In Lear’s crazed mind all authority is in the hands of those who are unworthy. It is only their established power, their rank and ceremonial clothes that distinguish the judges from the accused. Morality is cynically ignored. Only selfishness rules. “Let copulation thrive” – and the world in Lear’s distorted mind looks very like that presupposed by Edmund’s view of nature, a sort of jungle of self-interest, power and lust.
Betrayal
When Cordelia refuses to do what her foolish father wants in the first scene she invokes the idea of the bond. “I love your majesty / According to my bond” (I, i, 92-3) And by “bond” she means something quite different from the “bondage” that he interprets it as. The question of the bonds of human relationships is central to the play; why human beings fail in their bonds, as the daughters do with Lear, and Edmund does with his father is the horrific mystery that Shakespeare cannot solve. Cordelia goes on to spell out, in an embarrassed way – she had always thought it was obvious – what she means by “bond”.
It is the natural range of duties and affection that exist between children and parents. Kent too speaks of another bond, the sacred responsibilities of service. “Royal Lear, / Whom I have ever honour’d as my King, / Lov’d as my father, as my master follow’d...” (I, i, 139-141). It is the betrayal of these bonds that causes such chaos in the moral world of King Lear, of which Jan Kott says “There is neither Christian heaven, nor the heaven predicted by humanists. King Lear makes a tragic mockery of all eschatologies” (Kott, 1967, p.116).

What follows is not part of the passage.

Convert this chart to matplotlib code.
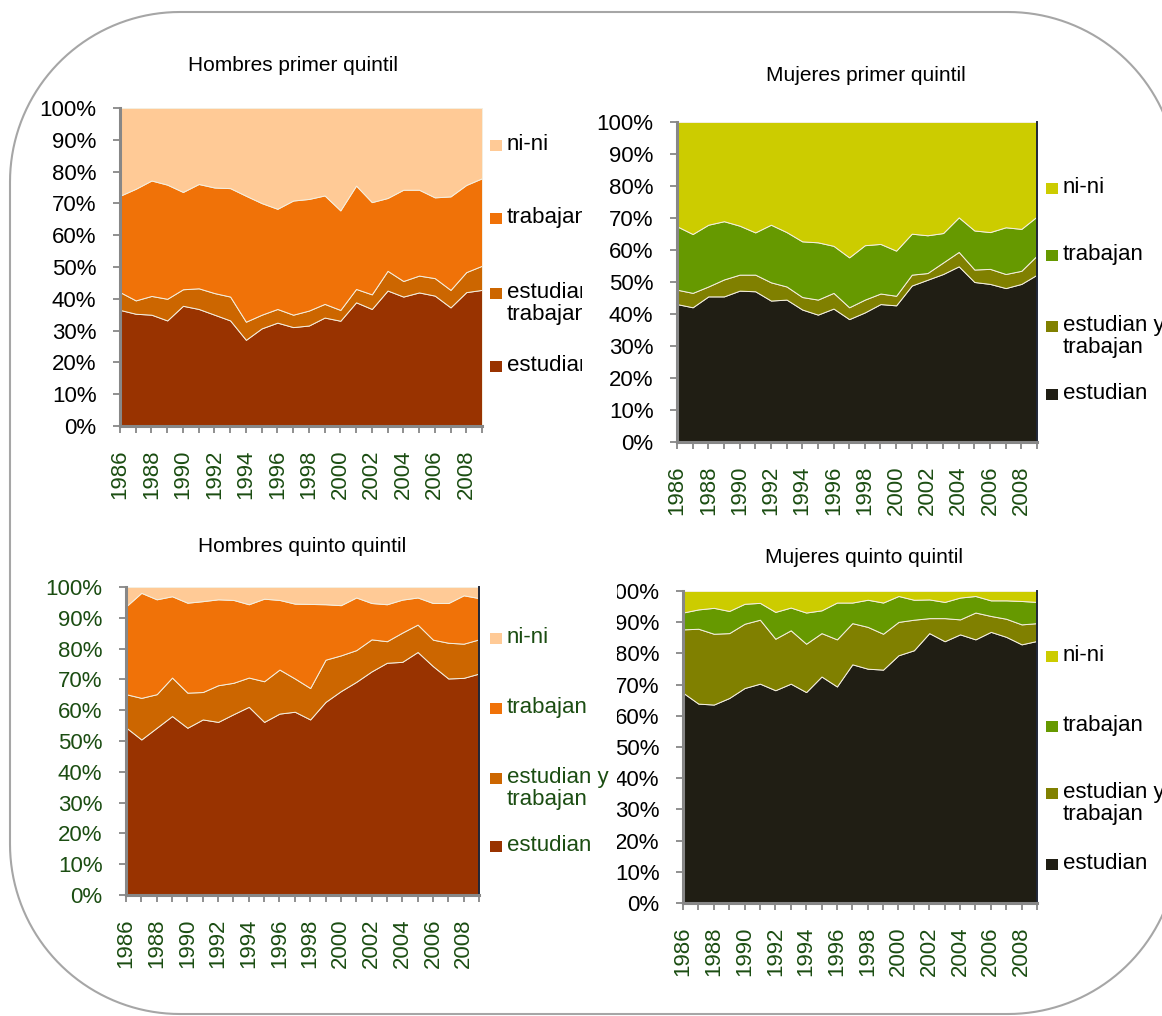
import numpy as np
import matplotlib.pyplot as plt
from matplotlib.patches import PathPatch, Rectangle
from matplotlib.path import Path
from matplotlib.transforms import Bbox, TransformedBbox

plt.rcParams['font.family'] = ['Liberation Sans', 'DejaVu Sans']

# --- datos ---
anios = list(range(1986, 2010))
etiquetas = ['estudian', 'estudian y\ntrabajan', 'trabajan', 'ni-ni']

# Hombres primer quintil (%)
hp_estudian = [36.5, 35.3, 35.0, 33.2, 37.8, 36.8, 35.0, 33.2, 27.1, 30.7, 32.5, 31.1,
               31.6, 34.1, 33.1, 38.9, 36.8, 42.6, 40.7, 42.0, 41.0, 37.3, 42.1, 42.8]
hp_est_trab = [5.6, 4.2, 5.9, 6.8, 5.2, 6.5, 6.8, 7.5, 5.7, 4.3, 4.3, 3.9,
               4.7, 4.3, 3.4, 4.2, 4.6, 6.2, 4.9, 5.3, 5.5, 5.5, 6.3, 7.6]
hp_trabajan = [30.3, 35.1, 36.3, 35.9, 30.6, 32.8, 33.2, 34.1, 39.6, 35.1, 31.5, 35.9,
               35.1, 34.1, 31.3, 32.5, 29.0, 22.9, 28.7, 27.0, 25.4, 29.4, 27.4, 27.5]
hp_nini = [27.6, 25.4, 22.8, 24.1, 26.4, 23.9, 25.0, 25.2, 27.6, 29.9, 31.7, 29.1,
           28.6, 27.5, 32.2, 24.4, 29.6, 28.3, 25.7, 25.7, 28.1, 27.8, 24.2, 22.1]

# Mujeres primer quintil (%)
mp_estudian = [43.1, 42.1, 45.5, 45.5, 47.3, 47.1, 44.2, 44.5, 41.4, 39.8, 41.7, 38.4,
               40.5, 43.1, 42.7, 48.9, 50.7, 52.5, 54.9, 50.0, 49.4, 48.1, 49.4, 52.3]
mp_est_trab = [4.5, 4.5, 3.1, 5.3, 5.0, 5.2, 5.7, 4.1, 3.9, 4.7, 4.9, 3.7,
               4.0, 3.3, 3.0, 3.4, 2.1, 3.6, 4.5, 3.9, 4.7, 4.4, 4.1, 6.0]
mp_trabajan = [19.8, 18.4, 19.3, 18.2, 15.3, 13.2, 18.0, 17.0, 17.4, 17.9, 14.7, 15.6,
               17.0, 15.5, 14.1, 12.8, 11.8, 9.2, 10.8, 12.2, 11.5, 14.6, 13.1, 12.2]
mp_nini = [32.6, 35.0, 32.1, 31.0, 32.4, 34.5, 32.1, 34.4, 37.3, 37.6, 38.7, 42.3,
           38.5, 38.1, 40.2, 34.9, 35.4, 34.7, 29.8, 33.9, 34.4, 32.9, 33.4, 29.5]

# Hombres quinto quintil (%)
hq_estudian = [54.4, 50.5, 54.3, 58.1, 54.3, 57.0, 56.2, 58.7, 61.1, 56.2, 58.9, 59.5,
               57.0, 62.7, 66.2, 69.2, 72.6, 75.4, 75.7, 78.9, 74.3, 70.3, 70.5, 71.9]
hq_est_trab = [10.8, 13.5, 10.9, 12.5, 11.4, 8.9, 11.9, 10.2, 9.5, 13.2, 14.3, 10.8,
               10.2, 13.7, 11.6, 10.3, 10.4, 7.0, 9.5, 8.9, 8.6, 11.6, 11.1, 11.1]
hq_trabajan = [28.5, 34.1, 30.8, 26.4, 29.2, 29.5, 27.9, 26.9, 23.8, 26.8, 22.6, 24.3,
               27.3, 18.0, 16.3, 17.1, 11.8, 12.0, 10.7, 8.8, 11.9, 12.9, 15.7, 13.4]
hq_nini = [6.3, 1.9, 4.0, 3.0, 5.1, 4.6, 4.0, 4.2, 5.6, 3.8, 4.2, 5.4,
           5.5, 5.6, 5.9, 3.4, 5.2, 5.6, 4.1, 3.4, 5.2, 5.2, 2.7, 3.6]

# Mujeres quinto quintil (%)
mq_estudian = [67.4, 63.9, 63.6, 65.7, 68.9, 70.3, 68.2, 70.3, 67.6, 72.6, 69.4, 76.5,
               75.1, 74.8, 79.4, 81.0, 86.5, 83.9, 86.1, 84.5, 86.9, 85.3, 82.9, 84.0]
mq_est_trab = [20.3, 24.0, 22.7, 20.8, 20.6, 20.5, 16.5, 17.1, 15.5, 13.9, 15.1, 13.2,
               13.4, 11.5, 10.7, 9.8, 4.8, 7.4, 4.8, 8.6, 5.1, 5.8, 6.4, 5.7]
mq_trabajan = [5.4, 6.2, 8.3, 7.1, 6.4, 5.4, 8.6, 7.3, 10.0, 7.3, 11.8, 6.6,
               8.7, 10.0, 8.3, 6.4, 6.0, 5.2, 7.0, 5.3, 5.0, 5.9, 7.5, 6.8]
mq_nini = [6.9, 5.9, 5.4, 6.4, 4.1, 3.8, 6.7, 5.3, 6.9, 6.2, 3.7, 3.7,
           2.8, 3.7, 1.6, 2.8, 2.7, 3.5, 2.1, 1.6, 3.0, 3.0, 3.2, 3.5]

colores_h = ['#993300', '#CC6600', '#F07208', '#FFCA96']
colores_m = ['#201E14', '#808000', '#669900', '#CCCC00']
verde = '#1B4D12'
gris = '#878787'

W, H = 1162, 1016
fig = plt.figure(figsize=(W / 100, H / 100), dpi=100)


def fx(x):
    return x / W


def fy(y):
    return 1 - y / H


# marco redondeado en pixeles, con esquinas de arco circular
izq, arr, der, aba, r = 10, 12, 1178, 1014, 170
esquinas = [(der - r, arr + r, -90, 0), (der - r, aba - r, 0, 90),
            (izq + r, aba - r, 90, 180), (izq + r, arr + r, 180, 270)]
pts = []
for cx, cy, a0, a1 in esquinas:
    ang = np.radians(np.linspace(a0, a1, 40))
    pts += [(cx + r * np.cos(a), cy + r * np.sin(a)) for a in ang]
pts.append(pts[0])
marco = PathPatch(Path([(fx(x), fy(y)) for x, y in pts]), fill=False,
                  edgecolor='#A6A6A6', linewidth=1.5, transform=fig.transFigure)
fig.add_artist(marco)


def panel(caja, series, colores, titulo, pos_titulo, color_y, borde_der,
          ley_x, ley_y, color_ley, corte_ley=None, corte_y=None):
    x0, y0, x1, y1 = caja
    ax = fig.add_axes([fx(x0), fy(y1), fx(x1 - x0), (y1 - y0) / H])
    ax.stackplot(anios, *series, colors=colores, edgecolor='#F4EFE0',
                 linewidth=0.7)
    ax.set_xlim(anios[0], anios[-1])
    ax.set_ylim(0, 100)
    ax.set_yticks(np.arange(0, 101, 10))
    ax.set_yticklabels(['%d%%' % v for v in range(0, 101, 10)])
    ax.set_xticks(anios)
    ax.set_xticklabels([str(a) if (a - anios[0]) % 2 == 0 and a != anios[-1] else ''
                        for a in anios], rotation=90)
    ax.tick_params(axis='both', direction='out', length=5, width=1.3,
                   color=gris, pad=12, labelsize=16)
    ax.tick_params(axis='x', labelcolor=verde)
    ax.tick_params(axis='y', labelcolor=color_y)
    ax.spines['top'].set_visible(False)
    ax.spines['left'].set_color(gris)
    ax.spines['left'].set_linewidth(2.2)
    ax.spines['bottom'].set_color(gris)
    ax.spines['bottom'].set_linewidth(2.2)
    if borde_der:
        ax.spines['right'].set_color('#1F2637')
        ax.spines['right'].set_linewidth(1.4)
    else:
        ax.spines['right'].set_visible(False)

    if corte_y is not None:
        recorte = TransformedBbox(Bbox.from_extents(fx(corte_y), 0, 1, 1),
                                  fig.transFigure)
        for lab in ax.get_yticklabels():
            lab.set_clip_on(True)
            lab.set_clip_box(recorte)

    fig.text(fx(pos_titulo[0]), fy(pos_titulo[1]), titulo, ha='center',
             va='baseline', fontsize=15, color='black')

    # leyenda, de arriba hacia abajo
    recorte_ley = None
    if corte_ley is not None:
        recorte_ley = TransformedBbox(Bbox.from_extents(0, 0, fx(corte_ley), 1),
                                      fig.transFigure)
    for col, lab, yc in zip(colores[::-1], etiquetas[::-1], ley_y):
        fig.add_artist(Rectangle((fx(ley_x), fy(yc + 5)), fx(12), 11 / H,
                                 transform=fig.transFigure, facecolor=col,
                                 edgecolor='none'))
        t = fig.text(fx(ley_x + 17), fy(yc - 12), lab, ha='left', va='top',
                     fontsize=16, color=color_ley, linespacing=1.05)
        if recorte_ley is not None:
            t.set_clip_on(True)
            t.set_clip_box(recorte_ley)
    return ax


panel((120, 108, 482, 426),
      [hp_estudian, hp_est_trab, hp_trabajan, hp_nini], colores_h,
      'Hombres primer quintil', (293, 71), 'black', False,
      490, [146, 219, 294, 367], 'black', corte_ley=582)

panel((677, 122, 1037, 442),
      [mp_estudian, mp_est_trab, mp_trabajan, mp_nini], colores_m,
      'Mujeres primer quintil', (866, 81), 'black', True,
      1046, [189, 256, 327, 395], 'black')

panel((126, 587, 479, 895),
      [hq_estudian, hq_est_trab, hq_trabajan, hq_nini], colores_h,
      'Hombres quinto quintil', (302, 552), verde, True,
      490, [639, 709, 779, 847], verde)

panel((683, 591, 1037, 903),
      [mq_estudian, mq_est_trab, mq_trabajan, mq_nini], colores_m,
      'Mujeres quinto quintil', (864, 563), 'black', True,
      1046, [657, 727, 794, 865], 'black', corte_y=617)

plt.savefig('out.png', dpi=100)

Edmund’s speech in I, ii is plain because his thought is plain. There is no hesitation in him because there are no doubts, and no traces of decent feeling in him at all. He is utterly conscienceless. Nothing in him works to check the urge of ruthlessness. His closeness to the sisters is clear. His “Nature”, it is pretty obvious, is a different concept from that assumed in Cordelia’s definition of the natural “bonds” of feeling and duty which underlie decent society. It is, for him, nature as expressed in the law of the jungle – naked self-interest and the pursuit of power. He is appalling in his plainness. The sisters are equally ready to betray normal ties. It is astonishing to hear Regan’s total failure to respond to Lear’s appeals for sympathy. After all, however absurd his selfishness, he is her father. But she responds, as does Goneril, like a machine, with an icy formality of tone which is the voice of cold reason.
O, Sir! you are old,
Nature in you stands on the very verge
Of her confine: you should be rul’d and led
By some discretion that discerns your state
Better then you yourself. (II, iv, 147-151).

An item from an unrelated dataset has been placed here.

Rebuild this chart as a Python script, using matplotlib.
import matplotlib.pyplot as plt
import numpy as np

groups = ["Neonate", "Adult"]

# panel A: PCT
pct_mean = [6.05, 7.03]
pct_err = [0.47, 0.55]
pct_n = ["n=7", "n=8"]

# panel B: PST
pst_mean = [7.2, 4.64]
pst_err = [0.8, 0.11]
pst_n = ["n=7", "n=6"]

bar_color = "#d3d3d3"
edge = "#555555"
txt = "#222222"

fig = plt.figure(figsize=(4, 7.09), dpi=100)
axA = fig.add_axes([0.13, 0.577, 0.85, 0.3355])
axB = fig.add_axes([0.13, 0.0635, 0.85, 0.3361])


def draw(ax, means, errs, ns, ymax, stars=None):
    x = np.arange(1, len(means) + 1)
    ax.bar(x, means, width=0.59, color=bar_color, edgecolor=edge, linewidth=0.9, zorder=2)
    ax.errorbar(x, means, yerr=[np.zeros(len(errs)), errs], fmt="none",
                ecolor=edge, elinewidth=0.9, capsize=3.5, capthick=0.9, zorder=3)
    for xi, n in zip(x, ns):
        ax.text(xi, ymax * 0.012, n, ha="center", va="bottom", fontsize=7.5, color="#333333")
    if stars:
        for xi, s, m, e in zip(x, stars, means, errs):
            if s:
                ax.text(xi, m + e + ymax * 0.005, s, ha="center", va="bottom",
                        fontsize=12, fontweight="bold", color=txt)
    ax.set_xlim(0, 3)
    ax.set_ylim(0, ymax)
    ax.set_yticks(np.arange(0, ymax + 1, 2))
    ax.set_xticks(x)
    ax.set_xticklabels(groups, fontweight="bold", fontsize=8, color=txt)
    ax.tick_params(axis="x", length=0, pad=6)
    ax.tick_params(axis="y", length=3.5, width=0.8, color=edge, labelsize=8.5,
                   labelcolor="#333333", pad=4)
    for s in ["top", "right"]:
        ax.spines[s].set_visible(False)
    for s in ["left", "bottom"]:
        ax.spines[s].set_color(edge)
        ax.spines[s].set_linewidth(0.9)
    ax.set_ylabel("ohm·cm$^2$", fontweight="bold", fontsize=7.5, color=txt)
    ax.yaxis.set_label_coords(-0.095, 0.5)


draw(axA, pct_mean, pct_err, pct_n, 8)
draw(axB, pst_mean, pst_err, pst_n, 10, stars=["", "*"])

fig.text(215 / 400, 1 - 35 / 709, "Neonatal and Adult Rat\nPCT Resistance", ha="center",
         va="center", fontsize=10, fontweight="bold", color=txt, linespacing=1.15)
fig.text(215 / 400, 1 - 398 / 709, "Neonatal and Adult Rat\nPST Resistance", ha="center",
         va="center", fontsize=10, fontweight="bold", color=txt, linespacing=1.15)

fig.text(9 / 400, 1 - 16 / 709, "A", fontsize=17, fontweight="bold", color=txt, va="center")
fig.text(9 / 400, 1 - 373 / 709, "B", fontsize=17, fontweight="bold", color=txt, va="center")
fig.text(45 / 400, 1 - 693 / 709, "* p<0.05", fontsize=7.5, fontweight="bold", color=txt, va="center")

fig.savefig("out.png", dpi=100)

We might be tempted to agree with Bradley that “in that dark cold world some fateful malignant influence is abroad, turning the hearts of the fathers against their children and of the children against their fathers” (Bradley, 214). But the bonds are not always betrayed. A notable incident in III, vii, the scene in which Gloucester is blinded, is the intervention of the servant. He acts purely on a humane instinct of decency, knowing in his soul that such conduct as Cornwall’s is not tolerable in a human world. He invokes the sacred bond of service, just as Kent did to Lear :“Hold your hand, my lord! / I have served you ever since I was a child; / But better service have I never done you / Than now to bid you hold” (III, vii, 71-4). The point here – the infinitely blessed and optimistic point – is that this man is not a hero, but simply a decent human being. But he is ready to die in defense of a tolerable world
Works Cited
- Bradley, A.C. Shakespearean Tragedy. London: Macmillan, Second edition, 1905.
- Kott, Jan, Shakespeare Our Contemporary, translated by Boleslaw Taborski, London, Methuen, 2nd edition 1967.
- Mason, H.A., Shakespeare’s Tragedies of Love, London, Chatto and Windus, 1970.
- Shakespeare, W. The Arden Shakespeare: King Lear. Ed. Kenneth Muir. London: Methuen, 1980.